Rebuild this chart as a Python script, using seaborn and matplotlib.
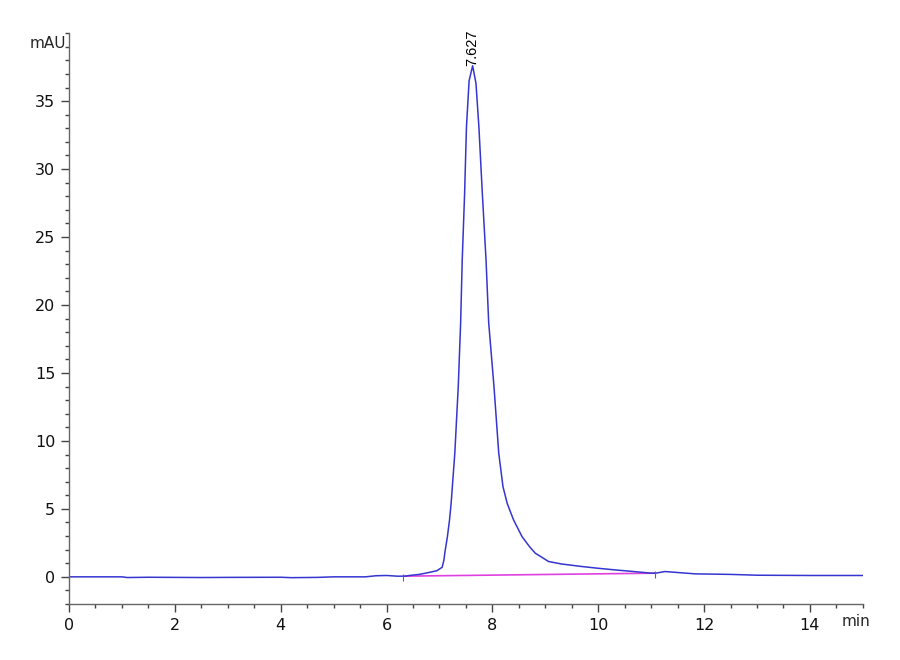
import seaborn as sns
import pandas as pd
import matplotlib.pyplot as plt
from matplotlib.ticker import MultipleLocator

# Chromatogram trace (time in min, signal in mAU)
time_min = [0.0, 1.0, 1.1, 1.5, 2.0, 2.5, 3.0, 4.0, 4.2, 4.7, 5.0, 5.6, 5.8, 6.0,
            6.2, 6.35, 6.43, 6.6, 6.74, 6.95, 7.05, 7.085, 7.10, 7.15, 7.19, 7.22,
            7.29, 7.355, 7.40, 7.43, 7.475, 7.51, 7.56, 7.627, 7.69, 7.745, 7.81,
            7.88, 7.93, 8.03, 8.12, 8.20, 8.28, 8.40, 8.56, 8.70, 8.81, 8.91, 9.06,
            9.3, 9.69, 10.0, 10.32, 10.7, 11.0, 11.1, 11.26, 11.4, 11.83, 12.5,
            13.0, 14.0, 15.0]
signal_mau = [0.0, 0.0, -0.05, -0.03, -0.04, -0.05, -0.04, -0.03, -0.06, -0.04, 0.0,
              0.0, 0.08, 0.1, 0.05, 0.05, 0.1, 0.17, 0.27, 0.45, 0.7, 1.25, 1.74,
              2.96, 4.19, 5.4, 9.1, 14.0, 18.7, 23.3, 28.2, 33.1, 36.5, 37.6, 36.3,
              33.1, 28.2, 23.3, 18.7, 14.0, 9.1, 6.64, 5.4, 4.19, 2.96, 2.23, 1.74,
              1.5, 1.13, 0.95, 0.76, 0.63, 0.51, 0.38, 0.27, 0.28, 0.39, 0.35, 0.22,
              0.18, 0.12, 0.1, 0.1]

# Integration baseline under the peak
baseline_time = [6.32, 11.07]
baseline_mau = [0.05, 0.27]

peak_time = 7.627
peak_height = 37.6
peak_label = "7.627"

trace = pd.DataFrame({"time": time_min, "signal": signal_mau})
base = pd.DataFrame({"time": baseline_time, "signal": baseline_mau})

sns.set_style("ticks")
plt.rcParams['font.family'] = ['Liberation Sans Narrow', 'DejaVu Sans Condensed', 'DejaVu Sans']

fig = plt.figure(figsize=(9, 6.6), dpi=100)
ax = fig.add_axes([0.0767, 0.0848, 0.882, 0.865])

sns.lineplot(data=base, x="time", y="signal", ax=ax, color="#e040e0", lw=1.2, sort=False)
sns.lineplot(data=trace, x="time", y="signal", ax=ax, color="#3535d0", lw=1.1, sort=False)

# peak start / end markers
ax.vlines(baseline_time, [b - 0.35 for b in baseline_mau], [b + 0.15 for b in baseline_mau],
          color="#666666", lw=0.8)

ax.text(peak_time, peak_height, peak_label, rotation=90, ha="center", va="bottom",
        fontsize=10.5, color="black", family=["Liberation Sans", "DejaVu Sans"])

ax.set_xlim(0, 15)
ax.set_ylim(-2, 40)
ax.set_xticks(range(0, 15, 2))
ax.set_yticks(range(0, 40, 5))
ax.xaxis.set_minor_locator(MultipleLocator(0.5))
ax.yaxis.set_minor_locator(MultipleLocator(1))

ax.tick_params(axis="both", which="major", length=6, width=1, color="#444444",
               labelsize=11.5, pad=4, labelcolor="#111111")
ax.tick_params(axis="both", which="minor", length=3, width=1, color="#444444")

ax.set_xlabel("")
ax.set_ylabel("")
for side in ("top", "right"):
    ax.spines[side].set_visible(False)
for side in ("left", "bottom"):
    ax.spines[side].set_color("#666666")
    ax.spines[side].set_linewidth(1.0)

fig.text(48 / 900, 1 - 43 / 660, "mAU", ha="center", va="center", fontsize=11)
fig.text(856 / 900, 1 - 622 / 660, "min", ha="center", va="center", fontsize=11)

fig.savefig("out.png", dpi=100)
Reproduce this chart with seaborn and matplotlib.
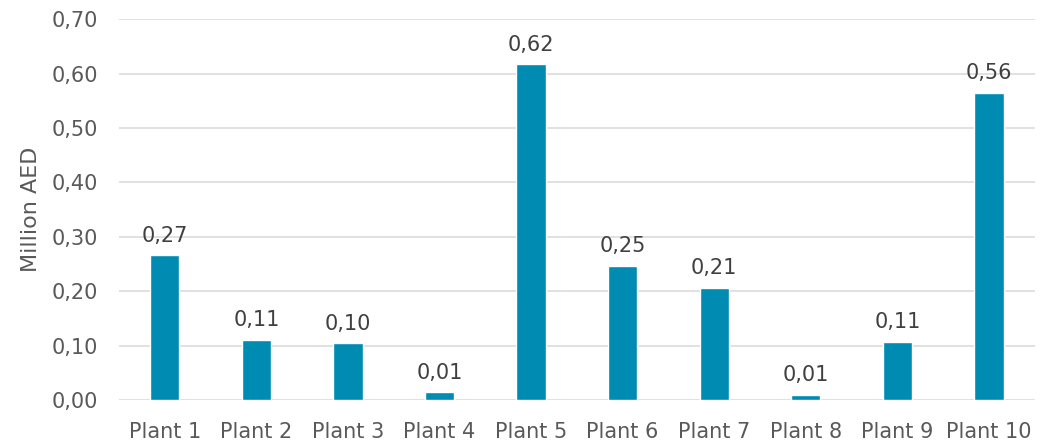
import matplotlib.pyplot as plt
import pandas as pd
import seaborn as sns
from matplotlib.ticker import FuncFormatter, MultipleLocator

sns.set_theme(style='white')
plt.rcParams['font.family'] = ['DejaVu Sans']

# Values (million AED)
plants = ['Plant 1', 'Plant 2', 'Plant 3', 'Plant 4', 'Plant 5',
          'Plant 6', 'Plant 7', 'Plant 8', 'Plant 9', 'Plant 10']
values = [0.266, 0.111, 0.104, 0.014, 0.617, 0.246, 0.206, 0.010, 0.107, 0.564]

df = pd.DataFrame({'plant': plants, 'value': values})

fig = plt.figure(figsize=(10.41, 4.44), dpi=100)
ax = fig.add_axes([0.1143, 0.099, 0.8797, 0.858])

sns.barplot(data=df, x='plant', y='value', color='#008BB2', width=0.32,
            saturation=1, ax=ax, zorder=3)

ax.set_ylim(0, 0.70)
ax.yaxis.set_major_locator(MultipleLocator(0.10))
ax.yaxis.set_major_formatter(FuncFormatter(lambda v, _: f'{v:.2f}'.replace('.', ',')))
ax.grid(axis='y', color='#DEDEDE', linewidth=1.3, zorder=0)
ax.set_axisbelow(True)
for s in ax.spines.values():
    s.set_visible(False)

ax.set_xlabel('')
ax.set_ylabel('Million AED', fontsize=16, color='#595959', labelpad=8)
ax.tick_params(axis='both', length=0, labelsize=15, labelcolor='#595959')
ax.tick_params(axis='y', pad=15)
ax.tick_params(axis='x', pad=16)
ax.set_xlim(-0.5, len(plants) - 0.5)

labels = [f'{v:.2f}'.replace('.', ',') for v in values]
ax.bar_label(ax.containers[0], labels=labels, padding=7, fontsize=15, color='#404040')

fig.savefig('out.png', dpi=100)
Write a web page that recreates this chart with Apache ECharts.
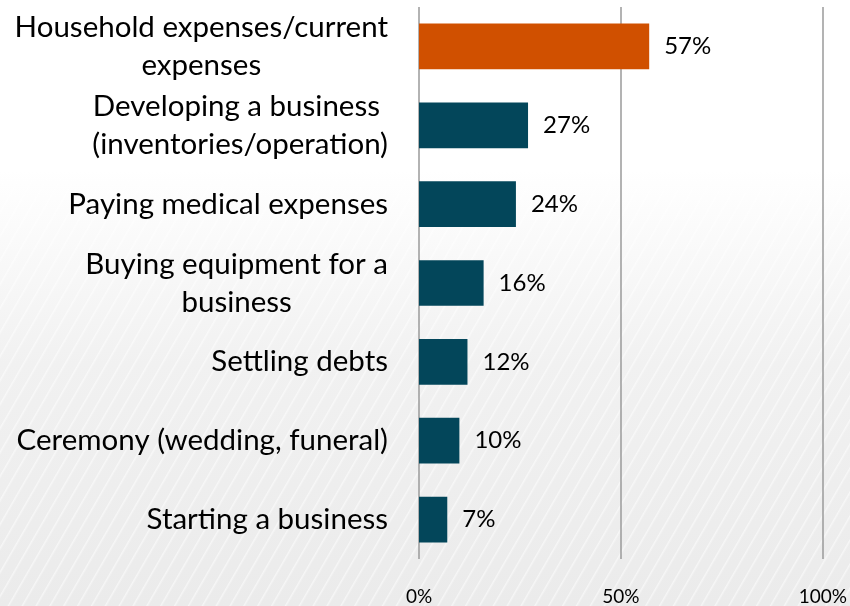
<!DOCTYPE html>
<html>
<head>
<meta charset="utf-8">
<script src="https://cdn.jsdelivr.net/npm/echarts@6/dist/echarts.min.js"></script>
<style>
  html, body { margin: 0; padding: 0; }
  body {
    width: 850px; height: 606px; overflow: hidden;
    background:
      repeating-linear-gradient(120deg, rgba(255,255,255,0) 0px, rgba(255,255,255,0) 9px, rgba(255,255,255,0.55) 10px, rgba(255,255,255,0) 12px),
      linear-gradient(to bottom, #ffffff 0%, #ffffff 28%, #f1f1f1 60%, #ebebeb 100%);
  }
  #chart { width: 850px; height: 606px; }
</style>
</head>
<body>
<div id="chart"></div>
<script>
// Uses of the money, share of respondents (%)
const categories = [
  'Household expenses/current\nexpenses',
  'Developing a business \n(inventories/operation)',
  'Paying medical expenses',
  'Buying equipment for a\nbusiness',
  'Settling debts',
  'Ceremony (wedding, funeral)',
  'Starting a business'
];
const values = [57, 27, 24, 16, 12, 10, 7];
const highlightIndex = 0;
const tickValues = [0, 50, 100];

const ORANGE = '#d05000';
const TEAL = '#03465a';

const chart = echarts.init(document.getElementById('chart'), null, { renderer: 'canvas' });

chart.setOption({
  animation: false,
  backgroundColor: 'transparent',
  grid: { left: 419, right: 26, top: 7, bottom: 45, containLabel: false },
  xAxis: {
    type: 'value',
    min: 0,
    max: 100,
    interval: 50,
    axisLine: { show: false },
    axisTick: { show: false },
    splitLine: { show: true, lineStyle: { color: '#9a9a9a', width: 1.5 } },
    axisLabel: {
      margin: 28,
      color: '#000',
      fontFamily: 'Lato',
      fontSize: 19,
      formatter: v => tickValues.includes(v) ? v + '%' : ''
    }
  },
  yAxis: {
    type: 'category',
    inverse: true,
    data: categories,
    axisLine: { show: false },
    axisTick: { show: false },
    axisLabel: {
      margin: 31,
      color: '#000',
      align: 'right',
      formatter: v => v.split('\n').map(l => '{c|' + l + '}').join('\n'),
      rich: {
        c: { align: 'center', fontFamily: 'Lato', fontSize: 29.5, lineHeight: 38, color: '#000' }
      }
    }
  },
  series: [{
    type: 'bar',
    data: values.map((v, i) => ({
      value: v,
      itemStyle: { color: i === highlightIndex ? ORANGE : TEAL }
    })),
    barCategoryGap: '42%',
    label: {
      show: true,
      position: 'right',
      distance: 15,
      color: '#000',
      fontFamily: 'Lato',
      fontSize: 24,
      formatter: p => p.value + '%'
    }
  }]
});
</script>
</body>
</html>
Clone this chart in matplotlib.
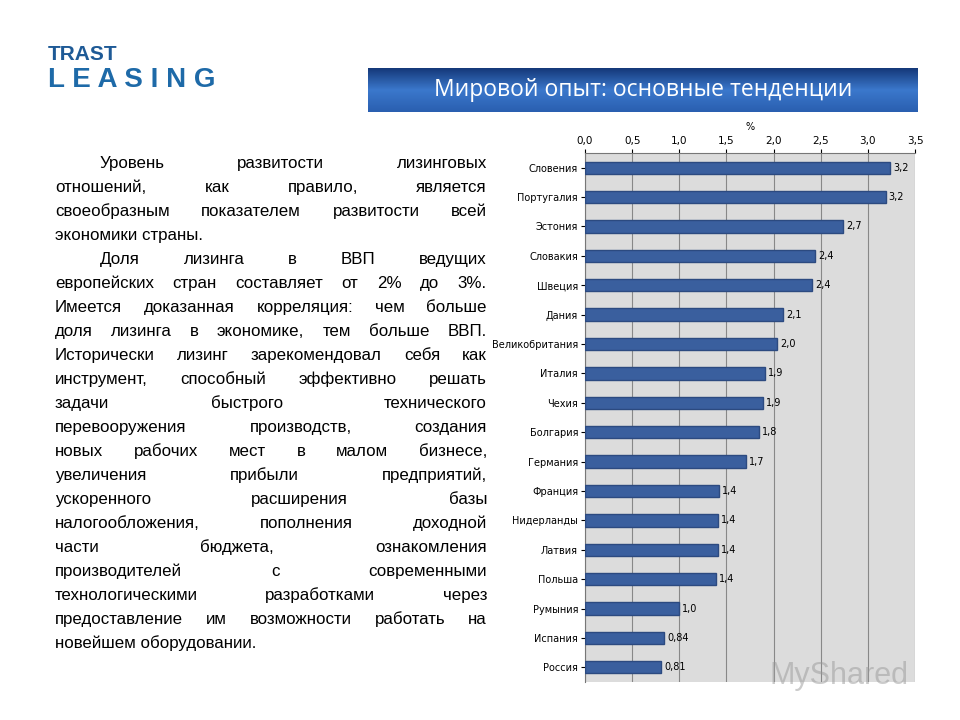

· · · ·

* **What you have to do**:
Identify and copy lines that hold the string "with".

* **Finished answer**:
Reproduce this chart with seaborn and matplotlib.
Write a web page that recreates this chart with Apache ECharts.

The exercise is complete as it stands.